Description
Read this short primer about multithreading in Java. Using multithreading you are able to have multiple threads (for our purposes, we can also think of them as processes as well).
Write a Java program that will spawn and run concurrently two threads of the same code. The code that each thread will follow should consist of a loop that executes five times. Each iteration of the loop should start by having the thread print the first of the five lines below (using a “print” statement), then sleep for some random amount of time (say between 0 and 20 msec), then print the second line, then sleep again, etc. until all five lines below are printed out.
“Thread i is starting iteration k”
“We hold these truths to be self-evident, that all men are created equal,”
“that they are endowed by their Creator with certain unalienable Rights,”

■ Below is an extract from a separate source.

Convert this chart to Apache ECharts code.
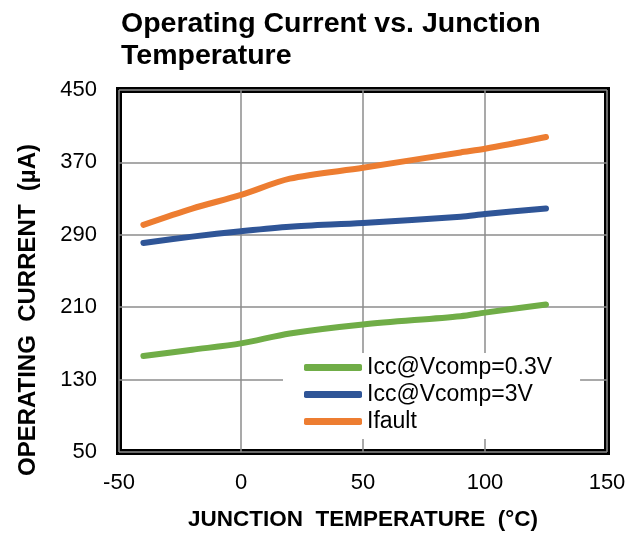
<!DOCTYPE html>
<html>
<head>
<meta charset="utf-8">
<script src="https://cdn.jsdelivr.net/npm/echarts@6/dist/echarts.min.js"></script>
<style>html,body{margin:0;padding:0;background:#fff}#c{width:641px;height:536px}</style>
</head>
<body>
<div id="c"></div>
<script>
// Data
const seriesNames = ['Icc@Vcomp=0.3V', 'Icc@Vcomp=3V', 'Ifault'];
const tempGreen = [-40, -20, 0, 20, 50, 90, 100, 125];
const valGreen  = [156, 163, 170, 181, 191, 200, 204, 213];
const tempBlue  = [-40, -20, 0, 20, 50, 90, 100, 125];
const valBlue   = [281, 288, 294, 299, 303, 310, 313, 319];
const tempOrange = [-40, -20, 0, 20, 50, 90, 100, 125];
const valOrange  = [301, 319, 334, 352, 364, 381, 385, 398];
const xTicks = [-50, 0, 50, 100, 150];
const yTicks = [50, 130, 210, 290, 370, 450];

const colors = ['#70ad47', '#2f5597', '#ed7d31'];
const pairs = (xs, ys) => xs.map((x, i) => [x, ys[i]]);
const FONT = 'Liberation Sans, Arial, sans-serif';

const chart = echarts.init(document.getElementById('c'), null, {renderer: 'canvas'});
chart.setOption({
  animation: false,
  title: {
    text: 'Operating Current vs. Junction\nTemperature',
    left: 116, top: 3,
    textStyle: {fontFamily: FONT, fontSize: 28.5, fontWeight: 'bold', color: '#000', lineHeight: 32}
  },
  grid: {left: 119, right: 34, top: 90, bottom: 83, show: true, borderColor: '#000', borderWidth: 6, backgroundColor: 'transparent'},
  xAxis: {
    type: 'value', min: xTicks[0], max: xTicks[xTicks.length - 1], interval: 50,
    axisLine: {show: false}, axisTick: {show: false},
    splitLine: {show: true, lineStyle: {color: '#8c8c8c', width: 1.5}},
    axisLabel: {fontFamily: FONT, fontSize: 22, color: '#000', margin: 20},
    name: 'JUNCTION  TEMPERATURE  (°C)', nameLocation: 'middle', nameGap: 56,
    nameTextStyle: {fontFamily: FONT, fontSize: 22.5, fontWeight: 'bold', color: '#000'}
  },
  yAxis: {
    type: 'value', min: yTicks[0], max: yTicks[yTicks.length - 1], interval: 80,
    axisLine: {show: false}, axisTick: {show: false},
    splitLine: {show: true, lineStyle: {color: '#8c8c8c', width: 1.5}},
    axisLabel: {fontFamily: FONT, fontSize: 22, color: '#000', margin: 22}
  },
  graphic: [{
    type: 'text', x: 28, y: 310, rotation: Math.PI / 2,
    style: {text: 'OPERATING  CURRENT  (µA)', fontFamily: FONT, fontSize: 24, fontWeight: 'bold', fill: '#000', align: 'center', verticalAlign: 'middle'}
  }],
  legend: {
    orient: 'vertical', left: 283, top: 353,
    data: seriesNames,
    icon: 'roundRect', itemWidth: 58, itemHeight: 7, itemGap: 4,
    padding: [3, 28, 6, 21], backgroundColor: '#fff',
    textStyle: {fontFamily: FONT, fontSize: 23, color: '#000'}
  },
  series: [
    {name: seriesNames[0], type: 'line', data: pairs(tempGreen, valGreen)},
    {name: seriesNames[1], type: 'line', data: pairs(tempBlue, valBlue)},
    {name: seriesNames[2], type: 'line', data: pairs(tempOrange, valOrange)}
  ].map((s, i) => Object.assign(s, {
    smooth: 0.3, showSymbol: false, color: colors[i],
    lineStyle: {width: 6, cap: 'round', join: 'round', color: colors[i]}
  }))
});
</script>
</body>
</html>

“that among these are Life, Liberty and the pursuit of Happiness.”
“Thread i is done with iteration k”
Run your code and show that the output of the two processes will be interleaved (making the output incomprehensible).

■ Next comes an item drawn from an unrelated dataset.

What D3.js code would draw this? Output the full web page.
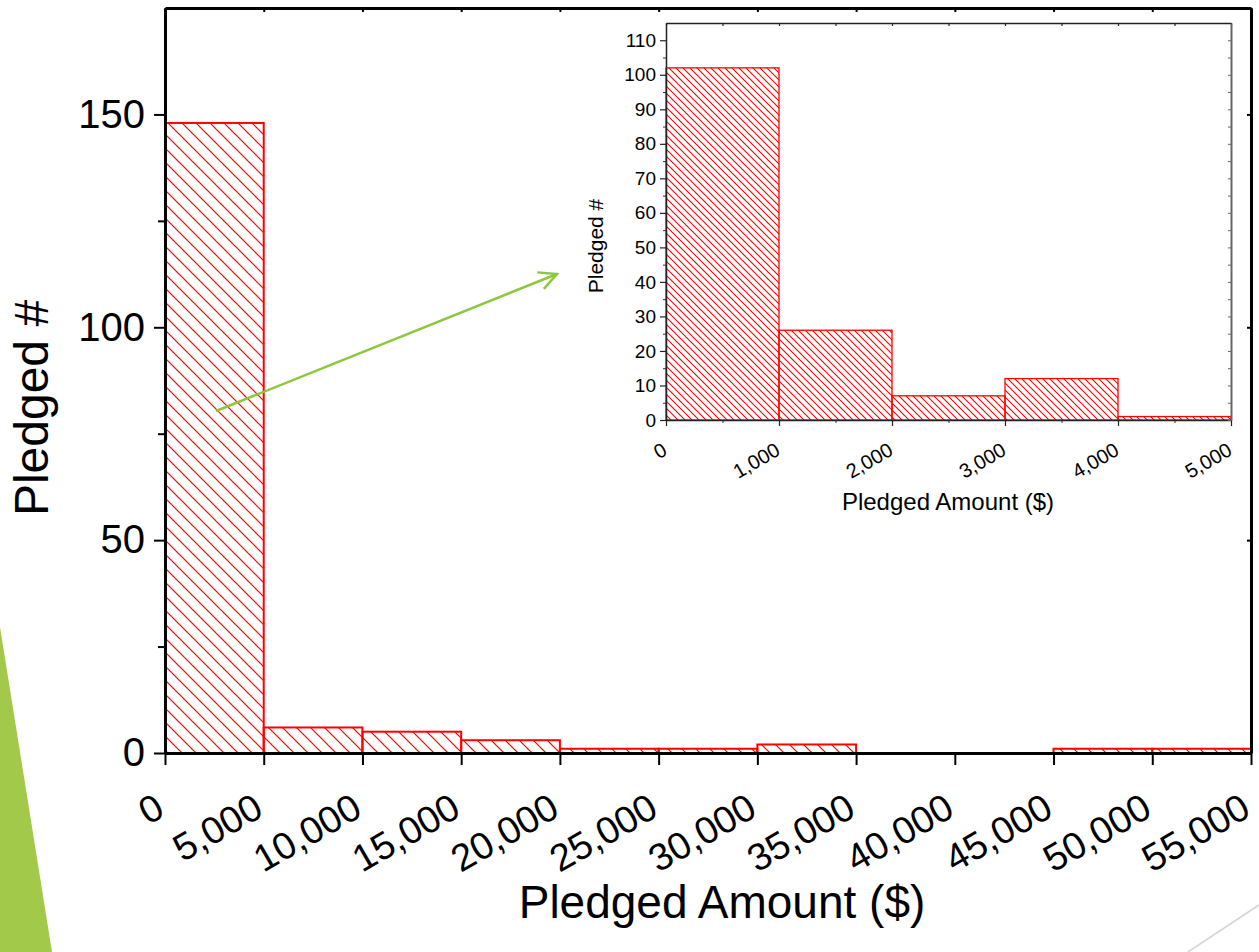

To make the above work, you will need to use a critical section so that the five print statements in a single iteration are all inside that critical section. Use the following version of the Dekker’s algorithm and show that the statements are printed cohesively.
CS Entry Protocol for Procedss i
flag[i]:=true;
while flag[j]{
if (turn==j) {
flag[i]:=false;
while (flag[j]==true) {};
flag[i]:=true;
}
}
CS Exit Protocol for Process i
turn:=j;
flag[i]:=false;
Can you illustrate (using your code) that using the above Dekker algorithm, it is possible for (say) thread 0 to be executing its entry protocol while thread 1 manages to get into the critical section more than once.Hint: You may want to use artificial delay (e.g., sleep) instructions that will make the threads proceed at different speeds.

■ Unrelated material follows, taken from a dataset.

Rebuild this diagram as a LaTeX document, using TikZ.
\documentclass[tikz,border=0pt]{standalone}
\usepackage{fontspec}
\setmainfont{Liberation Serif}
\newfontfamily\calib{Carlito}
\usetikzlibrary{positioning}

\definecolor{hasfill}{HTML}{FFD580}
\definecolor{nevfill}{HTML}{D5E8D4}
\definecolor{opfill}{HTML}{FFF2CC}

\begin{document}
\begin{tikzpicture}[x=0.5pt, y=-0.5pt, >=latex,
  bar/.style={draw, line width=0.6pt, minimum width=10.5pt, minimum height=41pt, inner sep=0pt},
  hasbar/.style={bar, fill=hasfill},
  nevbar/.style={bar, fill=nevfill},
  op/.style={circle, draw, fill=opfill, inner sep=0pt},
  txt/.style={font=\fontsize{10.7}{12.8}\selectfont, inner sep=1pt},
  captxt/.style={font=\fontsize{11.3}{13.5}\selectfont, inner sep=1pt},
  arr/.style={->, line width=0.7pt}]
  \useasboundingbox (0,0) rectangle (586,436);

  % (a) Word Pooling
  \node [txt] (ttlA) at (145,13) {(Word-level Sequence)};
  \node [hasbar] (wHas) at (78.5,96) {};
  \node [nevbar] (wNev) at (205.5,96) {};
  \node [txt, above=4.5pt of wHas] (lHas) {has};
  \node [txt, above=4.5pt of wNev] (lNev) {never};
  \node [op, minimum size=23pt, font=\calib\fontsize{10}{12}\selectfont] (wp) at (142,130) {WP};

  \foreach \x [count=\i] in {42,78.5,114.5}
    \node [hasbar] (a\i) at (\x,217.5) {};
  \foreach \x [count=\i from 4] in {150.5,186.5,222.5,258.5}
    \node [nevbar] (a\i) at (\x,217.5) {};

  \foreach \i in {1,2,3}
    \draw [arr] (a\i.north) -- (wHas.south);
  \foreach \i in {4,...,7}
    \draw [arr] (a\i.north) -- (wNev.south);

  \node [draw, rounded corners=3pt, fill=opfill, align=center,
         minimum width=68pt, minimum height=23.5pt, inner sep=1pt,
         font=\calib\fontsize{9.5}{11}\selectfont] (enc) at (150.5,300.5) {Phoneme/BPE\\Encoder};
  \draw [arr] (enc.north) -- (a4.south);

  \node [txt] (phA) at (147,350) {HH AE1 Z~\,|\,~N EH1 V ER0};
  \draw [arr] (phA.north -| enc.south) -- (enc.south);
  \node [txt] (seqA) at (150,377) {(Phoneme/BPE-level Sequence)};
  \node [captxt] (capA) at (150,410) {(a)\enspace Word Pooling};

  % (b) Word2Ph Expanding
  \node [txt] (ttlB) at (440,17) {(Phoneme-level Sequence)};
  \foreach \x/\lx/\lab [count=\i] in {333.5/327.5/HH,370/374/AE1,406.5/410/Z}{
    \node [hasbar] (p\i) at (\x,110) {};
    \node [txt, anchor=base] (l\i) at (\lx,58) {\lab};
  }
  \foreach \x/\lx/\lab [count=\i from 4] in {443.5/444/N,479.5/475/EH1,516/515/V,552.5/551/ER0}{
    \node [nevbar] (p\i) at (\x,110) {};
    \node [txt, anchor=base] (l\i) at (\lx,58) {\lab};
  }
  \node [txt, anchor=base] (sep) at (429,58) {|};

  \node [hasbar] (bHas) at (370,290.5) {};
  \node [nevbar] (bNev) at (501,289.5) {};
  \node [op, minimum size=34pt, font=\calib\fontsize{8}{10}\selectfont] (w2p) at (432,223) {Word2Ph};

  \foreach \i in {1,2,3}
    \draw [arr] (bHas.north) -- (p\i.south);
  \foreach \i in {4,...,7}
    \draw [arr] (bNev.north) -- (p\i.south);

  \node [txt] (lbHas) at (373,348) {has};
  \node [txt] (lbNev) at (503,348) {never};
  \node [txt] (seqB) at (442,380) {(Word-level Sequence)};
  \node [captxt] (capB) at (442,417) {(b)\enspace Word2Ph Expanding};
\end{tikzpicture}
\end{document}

Replace the above Dekker algorithm with the following Peterson algorithm and show that the scenario you created in (c) does not occur.
CS Entry Protocol for Process i
turn:=j;
flag[i]:=true;
while (flag[j] && turn==j) {};
CS Exit Protocol for Process i
flag[i]:=false;
Consider the Bakery algorithm discussed in class and in the notes. One idea was to use a ticket = 1 to avoid having to use the “choosing” flag. Making such a change would give us the code below.
Note: Assume that the variable ticket can be arbitrarily large (i.e., you do not have to worry about it becoming too big).
CS Entry Protocol for Process i
ticket[i]:=1;
ticket[i]:=max(ticket[0]..ticket[n-1])+1;
for j:=0 to n-1 do {
while(ticket[j]!=0 && (ticket[j],j)<(ticket[i],i)){};
}
CS ExitProtocol for Process i
ticket[i]:=0;
Does the above tweak work? If yes, then prove it, if not, then provide a counter example.
Implement the above version of the Bakery algorithm in Java, and dependent on your answer to part (a) either show a set of (say 4) threads reciting the declaration of independence cohesively, or else not.
As discussed in class, all software approaches for mutual exclusion rely on “busy waiting”. In this problem, we will “measure” the overhead from this busy waiting. We will do so simply by counting the number of times a busy waiting loop is executed in your solution of problem (1.d). You can do so by having each thread keep a count of how many times it executed the “while” loop. What results do you obtain? e.g., on average, how many times is the busy-waiting loop executed per request for the critical section? You may want to repeat your experiment a number of times and report a 95th-percent confidence interval.
Note: By incrementing a counter in the busy-waiting loop, you are effectively undercounting the number of iterations — i.e., without that counter in the picture, the loop condition would have been checked more times.